Hundreds of Deutsche Bank City traders face axe as London bears brunt of equities trading job cuts

London equities bankers work over the weekend to close trading positions ahead of being axed

Hundreds of London Deutsche Bank traders were today carrying out the grim task of selling the firm’s multi-million pound stock market trading positions as they prepared to lose their jobs in the bank’s total pullout from the equities market.

Of the 18,000 global job losses announced by chief executive Christian Sewing today, equities traders will make up the biggest affected group in London, where Deutsche is one of the biggest City employers.

Sources said while the cuts were announced to the media yesterday, some equities staff were being told on Friday to begin unwinding trading positions ahead of losing their jobs. Many in London spent the weekend in the office carrying out the big unwind to ensure the historic bank’s departure from share trading was done in an orderly manner.

Sewing hopes that by quitting equities, he can invest in areas where Deutsche has a higher profile and expertise, and can make better returns such as corporate banking, private banking and asset management.

AP

Equities trading has been hard to make profitable as technology drives out the need for people to trade and advise clients. Tough regulations in Europe have also made it harder for banks to make money.

Sewing is trying to get the bank’s return on equity up to 8% by 2022 compared with around 1% now.

Deutsche’s shares gained 5% today and Moody’s credit rating agency reaffirmed its ba1 rating.

Deutsche, whose main investment banking headquarters are at Winchester House on London Wall, said it was still committed to the UK, where it opened its first branch in 1873.

“We will retain a significant presence here and remain a close partner to our UK clients and to international institutions that was to access the London market,” a spokesman said.
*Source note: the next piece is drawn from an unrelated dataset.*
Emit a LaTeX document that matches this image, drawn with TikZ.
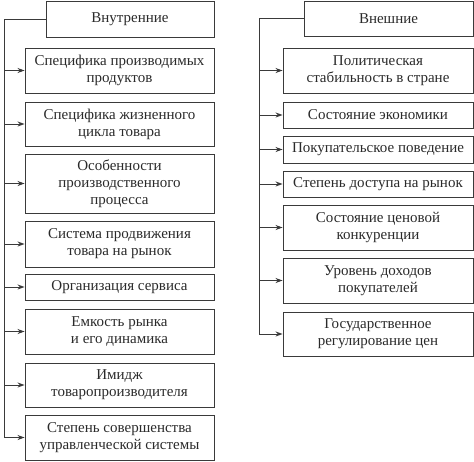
\documentclass[tikz,border=0pt]{standalone}
\usepackage{fontspec}
\setmainfont{Liberation Serif}
\usetikzlibrary{arrows.meta}
\definecolor{ln}{HTML}{3A3A3A}
\definecolor{tx}{HTML}{2A2A2A}
\tikzset{
  box/.style={draw=ln, line width=0.9pt, text=tx, align=center, inner sep=0pt,
    font=\fontsize{15}{17}\selectfont},
  conn/.style={draw=ln, line width=0.9pt},
  arr/.style={conn, -{Stealth[length=7pt,width=5pt]}}
}
\begin{document}
\begin{tikzpicture}[x=1pt,y=-1pt]
\useasboundingbox (0,0) rectangle (474,461);
% left column
\node[box, minimum width=168, minimum height=36] (hL) at (130,19) {Внутренние};
\node[box, minimum width=189, minimum height=45] (l1) at (119.5,70.5) {Специфика производимых\\продуктов};
\node[box, minimum width=189, minimum height=44] (l2) at (119.5,124) {Специфика жизненного\\цикла товара};
\node[box, minimum width=189, minimum height=59] (l3) at (119.5,183.5) {Особенности\\производственного\\процесса};
\node[box, minimum width=189, minimum height=46] (l4) at (119.5,244) {Система продвижения\\товара на рынок};
\node[box, minimum width=189, minimum height=26] (l5) at (119.5,287) {Организация сервиса};
\node[box, minimum width=189, minimum height=45] (l6) at (119.5,331.5) {Емкость рынка\\и его динамика};
\node[box, minimum width=189, minimum height=44] (l7) at (119.5,385) {Имидж\\товаропроизводителя};
\node[box, minimum width=189, minimum height=45] (l8) at (119.5,437.5) {Степень совершенства\\управленческой системы};
\coordinate (tl) at (4,19);
\draw[conn] (hL.west) -- (tl) -- (tl |- l8.west);
\foreach \n in {l1,l2,l3,l4,l5,l6,l7,l8}
  \draw[arr] (tl |- \n.west) -- (\n.west);
% right column
\node[box, minimum width=169, minimum height=35] (hR) at (388.5,18.5) {Внешние};
\node[box, minimum width=190, minimum height=45] (r1) at (378,70.5) {Политическая\\стабильность в стране};
\node[box, minimum width=190, minimum height=26] (r2) at (378,115) {Состояние экономики};
\node[box, minimum width=190, minimum height=27] (r3) at (378,149.5) {Покупательское поведение};
\node[box, minimum width=190, minimum height=26] (r4) at (378,184) {Степень доступа на рынок};
\node[box, minimum width=190, minimum height=45] (r5) at (378,227.5) {Состояние ценовой\\конкуренции};
\node[box, minimum width=190, minimum height=45] (r6) at (378,280.5) {Уровень доходов\\покупателей};
\node[box, minimum width=190, minimum height=44] (r7) at (378,334) {Государственное\\регулирование цен};
\coordinate (tr) at (259,18.5);
\draw[conn] (hR.west) -- (tr) -- (tr |- r7.west);
\foreach \n in {r1,r2,r3,r4,r5,r6,r7}
  \draw[arr] (tr |- \n.west) -- (\n.west);
\end{tikzpicture}
\end{document}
The remaining investment bank here will focus on foreign exchange, bonds, corporate finance and mergers and acquisitions. Deutsche will also set up a corporate bank providing the financing and treasury products corporate clients need to trade around the world.

Most staff were being told their fates today, with many being fired on the spot. The process began in Asia overnight and was rolling through the day in London and on the continent.

Jonathan Evans, Chairman of head hunting firm The Sammons Group said he had started receiving calls from Deutsche staff in London on Friday seeking advice on getting rehired: “There is always going to be selective hiring taking place in trading, but it is currently very tough to get roles across the equity markets. The truth is, there’s been overcapacity for some time in an industry which is increasingly seeing technology and regulation taking over. The days when research incentives drove trading order flows came to an end with the introduction of Europe’s Mifid II and Deutsche’s redundancies show the effect of ongoing regulation”.

Deutsche's statement said: "We have decided to focus our resources on businesses where clients need us most. We are setting up a dedicated corporate bank specialising in the financing and treasury products the world's companies need to support trade and investment around the globe. Deutsche Bank will remain an international bank."

In yesterday's announcements, the bank said it would set up a "bad bank" of £66 billion of toxic assets as well as closing its equities trading arm. The extent of the pullback surprised many analysts.

It is not clear how many UK staff will be leaving, partly because equities teams work in various departments such as derivatives or compliance, but it is expected to number in the hundreds. Some were told to leave instantly, while others have been said they will be staying for longer in order to work on running down the operations.